Utahns give far more of their income to charity than any other Americans, a Deseret News study of Internal Revenue Service tax data shows.
Utahns reported providing $2.9 billion to charity in 2006, or 5 percent of their adjusted gross income.
Nationally, Americans gave an average of 2.3 percent of their income that year — or less than half of what Utahns provided.
Economists, politicians and officers of nonprofits say most Utah donations go to The Church of Jesus Christ of Latter-day Saints, which tackles many of the state's charitable needs. Other Utah groups, from the United Way to political parties, say they raise less here than organizations similar to them in other states.
In short, they report tough fundraising among very charitable people.
"There is such a thing as an income constraint. Assuming people have a budget for charitable giving, if they are tied into a particular nonprofit such as the LDS Church … it makes sense that's where a disproportionate share of giving would go," said University of Utah research economist Pam Perlich.
The Deseret News looked at IRS individual tax return data for 2006, the most recent year it is available for local levels. It figured what percentage of the adjusted gross income for different geographic areas was reported as donated to charities.
Of course, not all people itemize deductions — so actual amounts given to charity are almost surely higher than the numbers reported here. Also not counted are such things as hours volunteered by youth coaches and Sunday School teachers, bequests from estates or money sent by residents to needy relatives in such places as Mexico or Africa.
The Deseret News analysis led to some other interesting findings.
For example, how much Utahns give to charity varies greatly in different ZIP codes. It ranges from a high of 11.4 percent of income in a downtown Salt Lake City ZIP code surrounding Temple Square and LDS Church headquarters to a low of 0.07 percent in the ZIP code for the University of Utah.
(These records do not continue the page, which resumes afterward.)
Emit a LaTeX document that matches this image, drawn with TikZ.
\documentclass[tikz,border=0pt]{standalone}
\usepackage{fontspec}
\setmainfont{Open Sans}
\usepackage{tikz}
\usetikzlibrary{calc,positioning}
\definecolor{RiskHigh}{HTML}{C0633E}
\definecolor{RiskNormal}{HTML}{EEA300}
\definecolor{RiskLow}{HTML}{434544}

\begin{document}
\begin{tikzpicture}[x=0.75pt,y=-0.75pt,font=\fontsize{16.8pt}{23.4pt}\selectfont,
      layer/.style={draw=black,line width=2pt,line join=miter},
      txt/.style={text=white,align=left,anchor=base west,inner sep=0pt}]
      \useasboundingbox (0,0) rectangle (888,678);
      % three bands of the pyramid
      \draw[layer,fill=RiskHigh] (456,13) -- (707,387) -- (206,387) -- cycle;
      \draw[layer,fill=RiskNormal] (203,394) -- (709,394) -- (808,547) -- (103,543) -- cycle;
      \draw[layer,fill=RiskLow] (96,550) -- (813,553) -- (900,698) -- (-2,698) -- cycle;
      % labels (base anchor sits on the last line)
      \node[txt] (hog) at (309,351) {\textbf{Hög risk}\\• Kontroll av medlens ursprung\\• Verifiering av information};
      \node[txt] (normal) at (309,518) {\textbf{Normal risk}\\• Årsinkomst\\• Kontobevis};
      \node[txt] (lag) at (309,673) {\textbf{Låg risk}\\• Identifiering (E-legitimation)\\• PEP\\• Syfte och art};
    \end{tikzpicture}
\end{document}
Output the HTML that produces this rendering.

Also, Utah taxpayers in richer categories do not always pay more of their income to charity than do less-fortunate brackets.
In 2006, the average adjusted gross income among the more than 1 million returns filed by Utahns was $53,443. A bit more than a third of those filers itemized charitable deductions on forms that year to gain bigger tax deductions.
Of those Utahns who itemized, the average amount they gave to charity was $7,495 (compared to a national average of $4,399).
Scholarly studies of charitable giving usually average donations among all returns, not just those that itemized. The average charitable donation per return for all filers in Utah was $2,698, or 5 percent of average adjusted gross income. Nationally, it was $1,319, or 2.3 percent of average income.
While the LDS Church declined comment for this story, scholarly studies have long surmised that Utah's unusually high charitable giving is because of its high number of Mormons who live here.
The church teaches its faithful to give 10 percent of income as tithing and to skip two meals the first "fast" Sunday of every month to give the money saved or more to help the needy. It also raises money for humanitarian work worldwide, for missionary work and for educating Mormons in Third World countries.
"Obviously, the LDS Church garners a great proportion of that (overall) money," said Dave Hansen, chairman of the Utah Republican Party, which finds it a bit hard to raise money here in part because Utahns give so much to churches.